Despite initial promises of a more moderate rule, the Taliban started to enforce restrictions on women and girls soon after their takeover, barring them from public spaces and most jobs, and banning education for girls beyond the sixth grade. The measures harked back to the previous Taliban rule of Afghanistan in the late 1990s, when they also imposed their strict interpretation of Islamic law, or Shariah.
The harsh edicts prompted an international outcry against the already ostracized Taliban, whose administration has not been officially recognized by the United Nations and the international community.
In the report, Santiago A. Canton, the ICJ secretary-general, said the Taliban's actions are of such "magnitude, gravity and of such a systematic nature,'' that they qualify "as a crime against humanity of gender persecution.''
Both organizations called on the International Criminal Court to include this crime in their ongoing investigation into what is happening in Afghanistan and take legal action. They also called on countries "to exercise universal jurisdiction'' and hold the Taliban accountable under international law.
---
On this day in 2008 ...
Foreign Affairs Minister Maxime Bernier was forced to resign over a security breach involving classified documents left in his former girlfriend's Montreal apartment.
---
In entertainment ...
Movie star Keanu Reeves, singer Jully Black and retired professional wrestler Bret Hart are among the famous Canadians expected to be immortalized on Canada's Walk of Fame today.
The special ceremony for the new sidewalk stars is also set to recognize actor Graham Greene, entrepreneur Ajay Virmani, singer-songwriter Bruce Cockburn, track and field athlete Damian Warner and retired senator Lt.-Gen. Romeo Dallaire.
Posthumous Walk of Fame stars are also planned for Canada's "first lady of blues" Salome Bey, media mogul Allan Slaight and members of the team that discovered insulin a century ago: Frederick Banting, Charles Best, John Macleod and James Collip.
Black, Hart, Virmani and Greene were scheduled to attend the ceremony in Toronto's Entertainment District.

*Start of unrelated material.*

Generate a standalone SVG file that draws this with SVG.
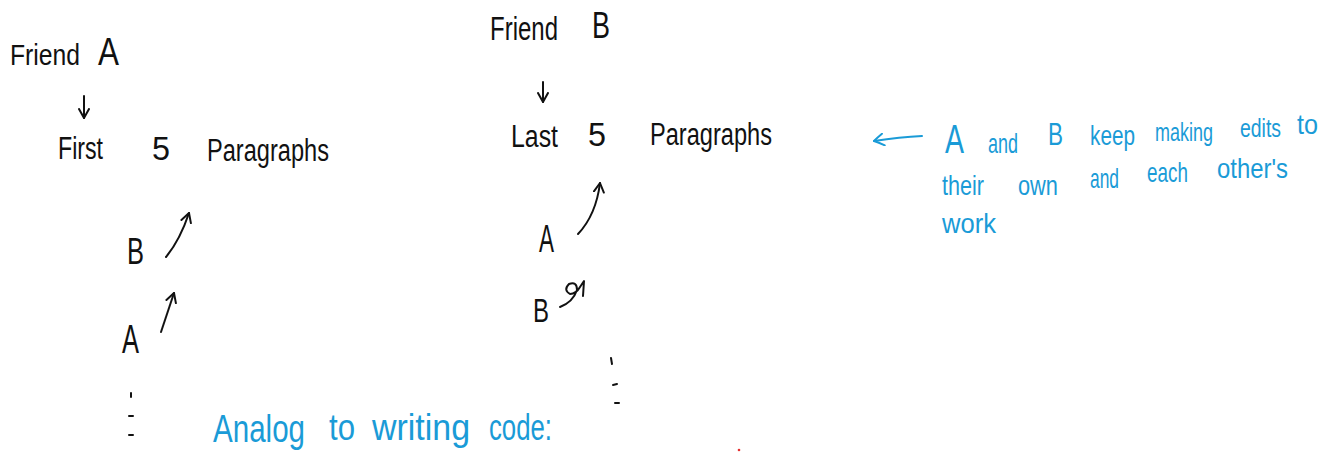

Bey's family members, along with descendants of Banting and Best, were also set to attend.
They are all inductees from the Walk of Fame's class of 2020/2021.
Canada's Walk of Fame, which celebrates the impact of Canadians' accomplishments, has inducted more than 200 people over the past 25 years.
---
Did you see this?
BOSTON _ Ten lighthouses that for generations have stood like sentinels along America's shorelines protecting mariners from peril and guiding them to safety are being given away at no cost or sold at auction by the federal government.
The aim of the program run by the U.S. General Services Administration is to preserve the properties, most of which are more than a century old.
The development of modern technology, including GPS, means lighthouses are no longer essential for navigation, said John Kelly of the GSA's office of real property disposition. And while the Coast Guard often maintains aids to navigation at or near lighthouses, the structures themselves are often no longer mission critical.
Yet the public remains fascinated by the beacons, which are popular tourist attractions and the subject of countless photographers and artists.
"People really appreciate the heroic role of the solitary lighthouse keeper,'' he said, explaining their allure. "They were really the instruments to provide safe passage into some of these perilous harbours which afforded communities great opportunities for commerce, and they're often located in prominent locations that offer breathtaking views.''
The GSA has been transferring ownership of lighthouses since Congress passed the National Historic Lighthouse Preservation Act in 2000. About 150 lighthouses have been transferred, 80 or so given away and another 70 auctioned, raising more than $10 million.
This year, six lighthouses are being offered at no cost to federal, state or local government agencies, non-profits, educational organizations or other entities that are willing to maintain and preserve them and make them publicly available for educational, recreational or cultural purposes.